War can be beautiful. It makes Christmas trees shine brighter.
It makes soldiers pray with more fervour, lovers love with more passion.
Operatic voices sound more splendid, familiar tunes are more stirring. Men care more about their wives, their friends, their families. Bottled-up emotions are set free as well as primal instincts and high moral values.
The more vicious, futile and nonsensical a war, the better. Christian Carion's film about the 1914 Christmas truce in the trenches proves that war can bring out the best in men, thereby creating its own ephemeral beauty.
Merry Christmas is an Anglo-French-Belgian-German-Romanian co-production and, to be clear, it does not intend to glorify war. Indeed, the very choice of focusing on an unauthorised truce, initiated by the common soldier, epitomises its anti-war credentials. Tommy and Fritz defy their superiors in an act of utter humanity. They are able to show kindness in the brutish wilderness of war, they show mercy, they are human beings.

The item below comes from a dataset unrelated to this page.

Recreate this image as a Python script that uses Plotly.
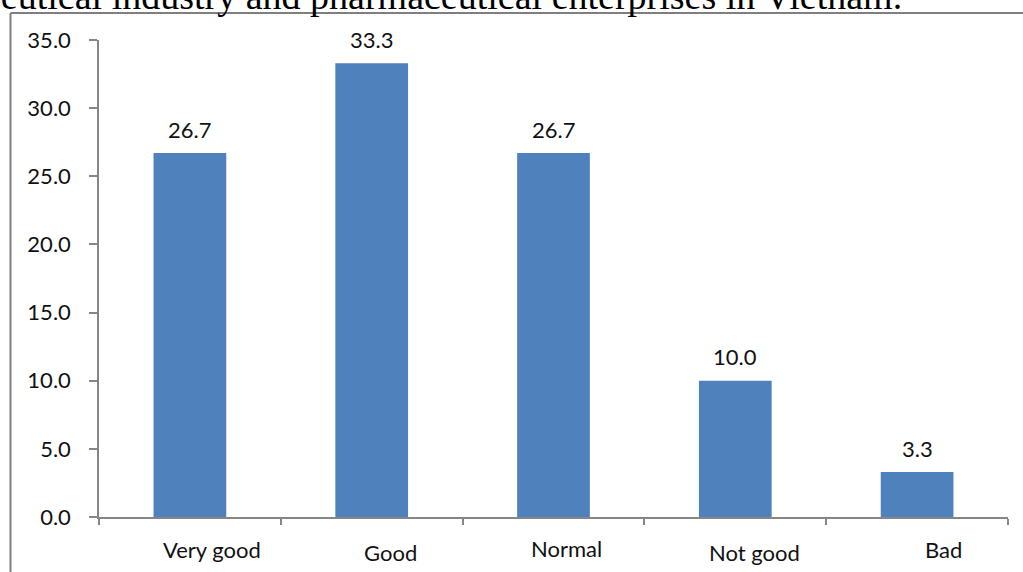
import plotly.graph_objects as go

categories = ["Very good", "Good", "Normal", "Not good", "Bad"]
values = [26.7, 33.3, 26.7, 10.0, 3.3]
value_labels = ["26.7", "33.3", "26.7", "10.0", "3.3"]
y_ticks = [0, 5, 10, 15, 20, 25, 30, 35]
caption = "ceutical industry and pharmaceutical enterprises in Vietnam."

# label placement tweaks (pixels) to mimic the original's slightly uneven labels
label_xshift = [22, 19, 13, 19, 26]
label_ypix = [549, 552, 548, 552, 549]

W, H = 1023, 572
L, R, T, B = 99, 15, 40, 55
PW, PH = W - L - R, H - T - B

def py(p):
    return (H - B - p) / PH

def px(p):
    return (p - L) / PW

fig = go.Figure()
fig.add_trace(go.Bar(
    x=categories, y=values, width=0.4,
    marker=dict(color="#4F81BD", line=dict(width=0)),
    hoverinfo="skip",
))

font_main = "Lato, Open Sans, sans-serif"
ann = []
for c, v, t in zip(categories, values, value_labels):
    ann.append(dict(x=c, y=v, xref="x", yref="y", text=t, showarrow=False,
                    yanchor="middle", yshift=24,
                    font=dict(family=font_main, size=22, color="#111111")))
for c, xs, yp in zip(categories, label_xshift, label_ypix):
    ann.append(dict(x=c, y=py(yp), xref="x", yref="paper", text=c, showarrow=False,
                    yanchor="middle", xshift=xs,
                    font=dict(family=font_main, size=22, color="#111111")))
ann.append(dict(x=px(-18), y=py(-4), xref="paper", yref="paper", text=caption,
                showarrow=False, xanchor="left", yanchor="middle",
                font=dict(family="Liberation Serif, Times New Roman, serif", size=38, color="#000000")))

shapes = [
    dict(type="line", xref="paper", yref="paper", x0=px(10.5), x1=px(1030),
         y0=py(13), y1=py(13), line=dict(color="#7f7f7f", width=2)),
    dict(type="line", xref="paper", yref="paper", x0=px(10.5), x1=px(10.5),
         y0=py(13), y1=py(580), line=dict(color="#7f7f7f", width=2)),
]

fig.update_layout(
    width=W, height=H,
    margin=dict(l=L, r=R, t=T, b=B),
    paper_bgcolor="white", plot_bgcolor="white",
    showlegend=False,
    annotations=ann, shapes=shapes,
    xaxis=dict(
        showline=True, linecolor="#868686", linewidth=1.5,
        ticks="outside", tickson="boundaries", ticklen=6, tickwidth=1.5, tickcolor="#868686",
        showticklabels=False, showgrid=False, zeroline=False,
    ),
    yaxis=dict(
        range=[0, 35], tickvals=y_ticks, tickformat=".1f",
        showline=True, linecolor="#868686", linewidth=1.5,
        ticks="outside", ticklen=8, tickwidth=1.5, tickcolor="#868686",
        showgrid=False, zeroline=False, ticklabelstandoff=14,
        tickfont=dict(family=font_main, size=22, color="#111111"),
    ),
)

fig.write_html("out.html")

The generals, the bishops and the German prince are not. They come down hard on our French, Scottish and German heroes, though the film fails to make clear that, in fact, not many were punished because the truce in 1914 was so widespread. In labouring the theme of grassroot fraternising with the enemy, Merry Christmas resurrects the liberal internationalist notion that if only "the people" were consulted, there would be no more wars.
In a similar vein, the film tells us that if soldiers from all sides meet and play football between the trenches, the myth of the evil "other" who eats babies for breakfast is shattered. Men go to war because of how they construct the difference of "others", of how they perceive, picture and imagine the enemy. In 1914, the propaganda machineries were not as well organised as in later years, but the principle of creating "otherness" and "sameness" are all too apparent.
The beauty or attraction of war is that the dull routine of everyday life is broken (something TV channels now try to recreate by sending minor celebrities into the jungle). While the boisterous enthusiasm of "going to war" may fade quickly, opportunities to shine remain. In most war films, this is about doing something heroic.
In Merry Christmas , however, soldiers not only show bravery in fighting the enemy; they also discover a more enticing, more beautiful opportunity lurking underneath the mud and the blood of the trenches. It is the opportunity to overcome hatred, to stretch out your hand to the enemy, to defeat the dullness of war. The meaning of Christmas is magnified, life reaches a higher level of intensity. The two German opera singers who miraculously end up in the trenches give the performances of their lives in front of an enthused Scottish-German-French crowd. It is utterly cold and surreal, but so much better than the Berlin opera. The Scottish parish priest celebrates his most important service ever in no man's land, and for this he is later demoted by his godless bishop.
Is there a better opportunity to show one's true religious mettle? Shouldn't the singers and the priest be eternally grateful to those who started the war? In the end, the extremes of war fascinate us. This is why the entertainment industry produces war movies. And this is why Merry Christmas cannot deplore war without showing how beautiful it can be.
Peter Busch is a lecturer in the department of war studies at King's College London.